Reviewed by Georgina Jiménez

THERE COMES a time in life when all of us have to have to declare a truce in the middle-aged struggles that push us wearily and inevitably towards the grave.

La Tregua (The Truce) speaks in frank terms about the life of Martín Santomé, an ordinary man with a dull and mundane job who has spent the last 20 years of his existence as a widower and the devoted father of two warring sons and a gentle daughter, now all adults.

At 49, the only highlights of Martín’s life are his vivid memories of sex with his departed wife and the fact that he is about to retire. He pens a diary, while religiously going to the daily grind and making plans about how he will spend his time as the master of his own destiny.

But an accidental encounter on the way back from lunch with Mario Vignale, a friend of his youth, and meeting Laura Avellaneda, a young office recruit, transform Martín’s fate in a question of months.

The story is brief, yet well constructed and full of quirky meditations: “She died’ I said, while pulling the most inscrutable face in my repertoire. The word sounded like a bullet and he – at least – seemed disconcerted. He hurried finishing his third coffee and suddenly glanced at his watch. There is a kind of automatic reaction when someone’s talking about death and immediately you look at your watch”; or “What have I done with my life? A question that sounds like Gardel, Women’s magazine or a feature in the Reader’s Digest”.

‘Dear diary’ style

The “dear diary” narrative style of La Tregua is, importantly, the main strength of a novel that was first published in 1960 and gave Mario Benedetti, an established poet before this work, international recognition.

Yet although the book has been translated into 19 languages and has been edited 100 times, it has not yet entered English. It was influential in its time because it broke taboos dealing with homosexuality, loneliness, God, denial, the nature of memories, and growing old but feeling young.

Moreover, it developed the theme of the office as an analogy of life in Uruguay (then “a reasonable world apart”, as Benedetti would say): bureaucratic, suffocating, mediocre, slow, alien to irrational changes and sudden and unusual turns.

Even though this novel came at a stage in Benedetti’s writing classified as “pessimistic”, the clear, underlying message of this story is one of hope through love and transgression, a “truce” of new actions and dilemmas achieved against one’s expiry date. It is for this reason that this novel stands the test of time, capturing our efforts to confront the inevitable march towards death.

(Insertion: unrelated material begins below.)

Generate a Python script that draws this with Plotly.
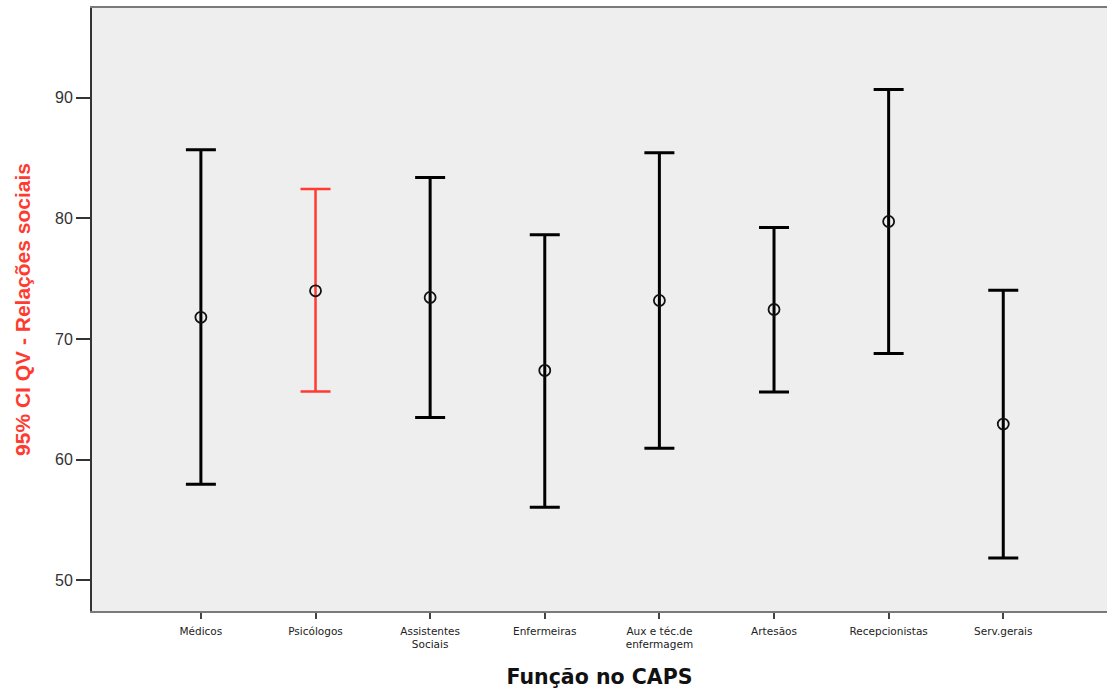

Benedetti is considered one of Latin America’s most important living writers and is best known for his poetry and political stances. From 1973-85, when his native Uruguay was under the rule of the military dictatorship, he lived in exile in Buenos Aires, Lima, Havana, and Spain.

In 2006 he joined the Latin American and Caribbean Congress for the Independence of Puerto Rico alongside Gabriel García Márquez, Thiago de Mello, Ernesto Sábato, Carlos Monsiváis, Pablo Armando Fernández, Eduardo Galeano, Jorge Enrique Adoum, Mayra Montero, Pablo Milanés, Luis Rafael Sánchez and Ana Lydia Vega.

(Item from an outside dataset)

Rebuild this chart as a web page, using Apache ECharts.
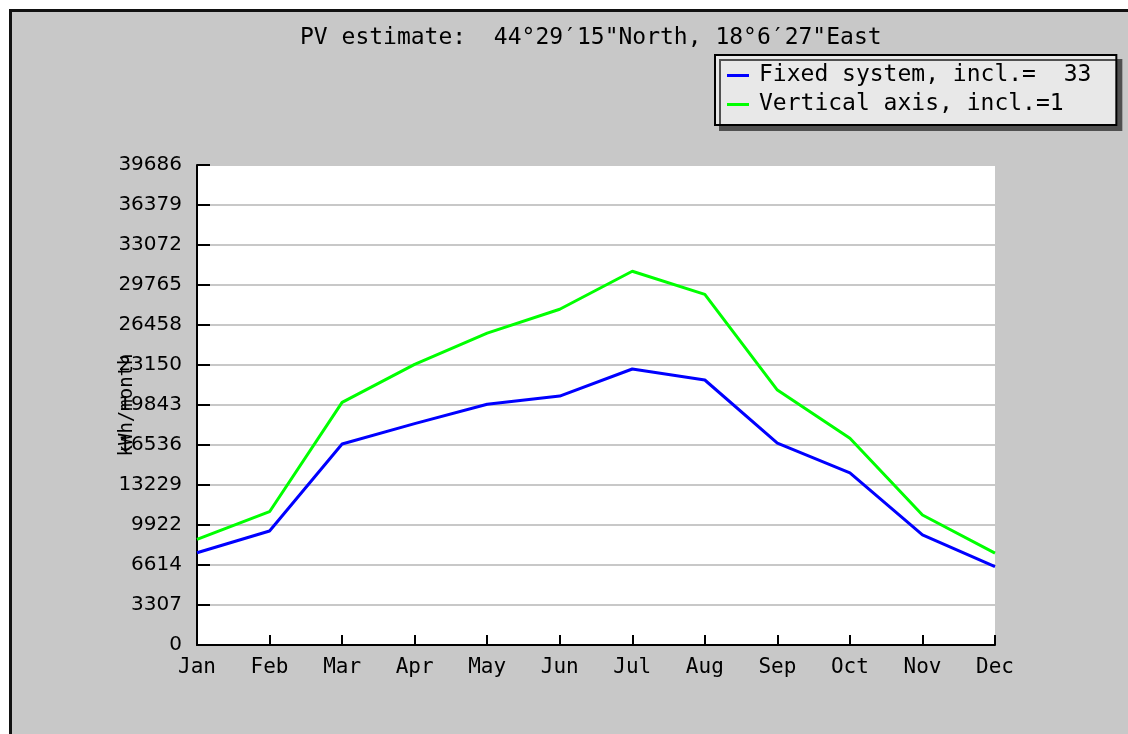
<!DOCTYPE html>
<html>
<head>
<meta charset="utf-8">
<script src="https://cdn.jsdelivr.net/npm/echarts@6/dist/echarts.min.js"></script>
<style>
html,body{margin:0;padding:0;background:#fff;}
#chart{width:1128px;height:734px;}
</style>
</head>
<body>
<div id="chart"></div>
<script>
const months = ['Jan','Feb','Mar','Apr','May','Jun','Jul','Aug','Sep','Oct','Nov','Dec'];
const fixedSystem = [7630, 9430, 16620, 18300, 19900, 20580, 22820, 21910, 16700, 14240, 9100, 6470];
const verticalAxis = [8740, 11020, 20060, 23200, 25780, 27760, 30900, 28990, 21080, 17100, 10750, 7590];
const yTickLabels = ['0','3307','6614','9922','13229','16536','19843','23150','26458','29765','33072','36379','39686'];
const yMax = 39686;
const titleText = 'PV estimate:  44°29′15"North, 18°6′27"East';
const seriesNames = ['Fixed system, incl.=  33', 'Vertical axis, incl.=1'];
const yAxisName = 'kWh/month';

const chart = echarts.init(document.getElementById('chart'), null, {renderer: 'canvas'});
const mono = 'DejaVu Sans Mono';
chart.setOption({
  backgroundColor: '#ffffff',
  animation: false,
  graphic: [{
    type: 'rect', z: -10, silent: true,
    shape: {x: 10.5, y: 10.5, width: 1200, height: 800},
    style: {fill: '#c8c8c8', stroke: '#111', lineWidth: 3}
  }],
  title: {
    text: titleText,
    left: 295, top: 22,
    textStyle: {fontFamily: mono, fontSize: 23, fontWeight: 'normal', color: '#000'}
  },
  legend: {
    orient: 'vertical',
    left: 715, top: 55,
    padding: [9, 25, 9, 12],
    itemGap: 6,
    itemWidth: 22, itemHeight: 3,
    icon: 'rect',
    backgroundColor: '#e8e8e8',
    borderColor: '#000', borderWidth: 2, borderRadius: 0,
    shadowColor: '#505050', shadowBlur: 0, shadowOffsetX: 5, shadowOffsetY: 5,
    textStyle: {fontFamily: mono, fontSize: 23, color: '#000', padding: [0, 0, 0, 5]},
    data: seriesNames
  },
  grid: {
    left: 197, right: 133, top: 165, bottom: 89,
    show: true, backgroundColor: '#ffffff', borderWidth: 0
  },
  xAxis: {
    type: 'category',
    data: months,
    boundaryGap: false,
    axisLine: {lineStyle: {color: '#000', width: 2}},
    axisTick: {inside: true, length: 10, alignWithLabel: true, lineStyle: {color: '#000', width: 2}},
    axisLabel: {fontFamily: mono, fontSize: 21, color: '#000', margin: 12, interval: 0},
    splitLine: {show: false}
  },
  yAxis: {
    type: 'value',
    min: 0, max: yMax, interval: yMax / 12,
    name: yAxisName,
    nameLocation: 'middle', nameRotate: 90, nameGap: 60,
    nameMoveOverlap: false,
    nameTextStyle: {fontFamily: mono, fontSize: 19, color: '#000'},
    axisLine: {show: true, lineStyle: {color: '#000', width: 2}},
    axisTick: {show: true, inside: true, length: 13, lineStyle: {color: '#000', width: 2}},
    axisLabel: {
      fontFamily: 'DejaVu Sans', fontSize: 20, color: '#000', margin: 15,
      formatter: function (v, i) { return yTickLabels[i] !== undefined ? yTickLabels[i] : ''; }
    },
    splitLine: {show: true, lineStyle: {color: '#c8c8c8', width: 2}}
  },
  series: [{
    name: seriesNames[0], type: 'line', data: fixedSystem,
    showSymbol: false, symbol: 'none',
    lineStyle: {color: '#0000ff', width: 3}, itemStyle: {color: '#0000ff'}
  }, {
    name: seriesNames[1], type: 'line', data: verticalAxis,
    showSymbol: false, symbol: 'none',
    lineStyle: {color: '#00ff00', width: 3}, itemStyle: {color: '#00ff00'}
  }]
});
</script>
</body>
</html>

Benedetti has published a number of influential works of poetry (La víspera indeleble (1945), Poemas de oficina (1956), La casa y el ladrillo (1977), Noción de Patria (1963), El amor, las mujeres y la vida. Poemas de amor (1996) , La vida ese parentesis (1997), Insomnios y Duermevelas (2002), Defensa propia (2004)), and his poems have been included within prominent international collections such as Che in Verse (2007).

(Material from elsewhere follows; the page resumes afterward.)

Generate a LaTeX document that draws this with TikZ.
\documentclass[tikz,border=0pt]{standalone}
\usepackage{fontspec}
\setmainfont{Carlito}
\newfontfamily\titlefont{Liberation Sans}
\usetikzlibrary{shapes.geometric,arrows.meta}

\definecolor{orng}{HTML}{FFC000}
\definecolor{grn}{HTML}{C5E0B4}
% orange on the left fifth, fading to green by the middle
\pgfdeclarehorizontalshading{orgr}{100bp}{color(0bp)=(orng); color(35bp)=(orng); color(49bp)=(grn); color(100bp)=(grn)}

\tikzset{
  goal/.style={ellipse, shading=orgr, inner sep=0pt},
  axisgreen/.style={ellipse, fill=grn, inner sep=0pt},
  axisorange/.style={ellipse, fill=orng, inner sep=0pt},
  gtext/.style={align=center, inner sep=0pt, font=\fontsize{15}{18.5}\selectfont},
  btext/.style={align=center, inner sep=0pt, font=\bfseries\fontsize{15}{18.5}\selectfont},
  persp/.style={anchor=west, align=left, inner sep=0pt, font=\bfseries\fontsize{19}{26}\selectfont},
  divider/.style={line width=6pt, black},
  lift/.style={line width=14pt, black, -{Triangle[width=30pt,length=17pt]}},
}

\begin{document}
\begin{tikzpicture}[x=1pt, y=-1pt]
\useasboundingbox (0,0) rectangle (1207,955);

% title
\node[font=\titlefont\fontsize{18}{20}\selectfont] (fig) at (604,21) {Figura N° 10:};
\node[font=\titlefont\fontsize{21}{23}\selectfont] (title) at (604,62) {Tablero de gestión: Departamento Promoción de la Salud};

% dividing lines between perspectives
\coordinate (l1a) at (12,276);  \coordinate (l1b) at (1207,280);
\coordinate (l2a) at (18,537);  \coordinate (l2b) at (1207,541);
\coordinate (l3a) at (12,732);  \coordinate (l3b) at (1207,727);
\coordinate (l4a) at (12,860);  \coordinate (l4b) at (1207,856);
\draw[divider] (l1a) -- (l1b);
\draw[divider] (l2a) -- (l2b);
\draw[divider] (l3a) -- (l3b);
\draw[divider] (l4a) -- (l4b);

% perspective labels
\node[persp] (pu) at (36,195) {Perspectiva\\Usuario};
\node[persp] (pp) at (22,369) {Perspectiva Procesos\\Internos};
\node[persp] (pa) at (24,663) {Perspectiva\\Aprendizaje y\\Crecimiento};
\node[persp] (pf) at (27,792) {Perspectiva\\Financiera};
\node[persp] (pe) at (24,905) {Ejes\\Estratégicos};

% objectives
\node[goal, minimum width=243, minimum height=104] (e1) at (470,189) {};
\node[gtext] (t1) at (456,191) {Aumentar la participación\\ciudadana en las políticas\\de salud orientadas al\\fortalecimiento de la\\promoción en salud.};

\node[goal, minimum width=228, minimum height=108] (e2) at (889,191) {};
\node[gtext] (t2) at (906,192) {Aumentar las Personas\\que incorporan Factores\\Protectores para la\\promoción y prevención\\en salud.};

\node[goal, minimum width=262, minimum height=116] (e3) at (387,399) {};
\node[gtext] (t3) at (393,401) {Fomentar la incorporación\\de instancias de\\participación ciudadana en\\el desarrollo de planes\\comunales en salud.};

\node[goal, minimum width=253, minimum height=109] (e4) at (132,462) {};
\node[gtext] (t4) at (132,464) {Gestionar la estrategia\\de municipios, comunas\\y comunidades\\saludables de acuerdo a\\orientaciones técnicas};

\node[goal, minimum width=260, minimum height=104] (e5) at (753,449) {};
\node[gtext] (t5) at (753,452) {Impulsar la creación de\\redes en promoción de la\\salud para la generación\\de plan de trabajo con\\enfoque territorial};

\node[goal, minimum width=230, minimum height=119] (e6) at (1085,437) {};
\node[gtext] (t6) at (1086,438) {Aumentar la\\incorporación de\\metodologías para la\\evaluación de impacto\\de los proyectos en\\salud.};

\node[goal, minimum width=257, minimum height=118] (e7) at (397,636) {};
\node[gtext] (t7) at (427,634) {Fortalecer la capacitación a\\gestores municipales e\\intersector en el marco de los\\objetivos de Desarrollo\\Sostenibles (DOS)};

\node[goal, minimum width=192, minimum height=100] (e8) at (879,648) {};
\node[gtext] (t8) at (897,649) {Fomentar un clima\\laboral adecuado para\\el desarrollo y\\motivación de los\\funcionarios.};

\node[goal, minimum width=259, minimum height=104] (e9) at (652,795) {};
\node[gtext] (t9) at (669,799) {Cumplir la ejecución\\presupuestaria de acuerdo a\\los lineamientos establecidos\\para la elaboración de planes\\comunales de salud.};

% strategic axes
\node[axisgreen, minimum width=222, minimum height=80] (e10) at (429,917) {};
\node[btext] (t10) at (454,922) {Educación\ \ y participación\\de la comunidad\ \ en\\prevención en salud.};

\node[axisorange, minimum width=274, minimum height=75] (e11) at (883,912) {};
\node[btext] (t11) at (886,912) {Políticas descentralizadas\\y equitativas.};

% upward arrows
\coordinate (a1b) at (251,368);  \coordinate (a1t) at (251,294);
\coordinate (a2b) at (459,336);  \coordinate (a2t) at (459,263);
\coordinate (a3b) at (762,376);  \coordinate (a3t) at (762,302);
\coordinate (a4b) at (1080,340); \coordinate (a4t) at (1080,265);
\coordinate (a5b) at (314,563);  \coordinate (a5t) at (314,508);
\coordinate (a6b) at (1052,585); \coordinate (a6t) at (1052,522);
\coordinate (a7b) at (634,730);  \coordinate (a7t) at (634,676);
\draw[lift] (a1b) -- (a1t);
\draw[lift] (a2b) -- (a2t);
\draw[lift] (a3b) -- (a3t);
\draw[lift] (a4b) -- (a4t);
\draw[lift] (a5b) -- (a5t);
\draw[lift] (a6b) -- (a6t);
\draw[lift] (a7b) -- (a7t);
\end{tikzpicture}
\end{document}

His other novels are Gracias por el fuego (1965), El cumpleaños de Juan Angel (1971), Quién de Nosotros (1976), Primavera con una esquina rota (1982, Amnesty International Golden Llama prize 1987), Vientos del exilio (1982), Geografías (1984), Las soledades de Babel (1991), La borra del café (1993), Perplejidades de fin de siglo (1993), Andamios (1996) and El porvenir de mi pasado (2003), and he has also written short stories, essays and works for theatre.

The author has been honoured by universities in Uruguay and Spain, and in 2005 was awarded the prestigious Premio Internacional Menéndez Pelayo for his contribution to literature.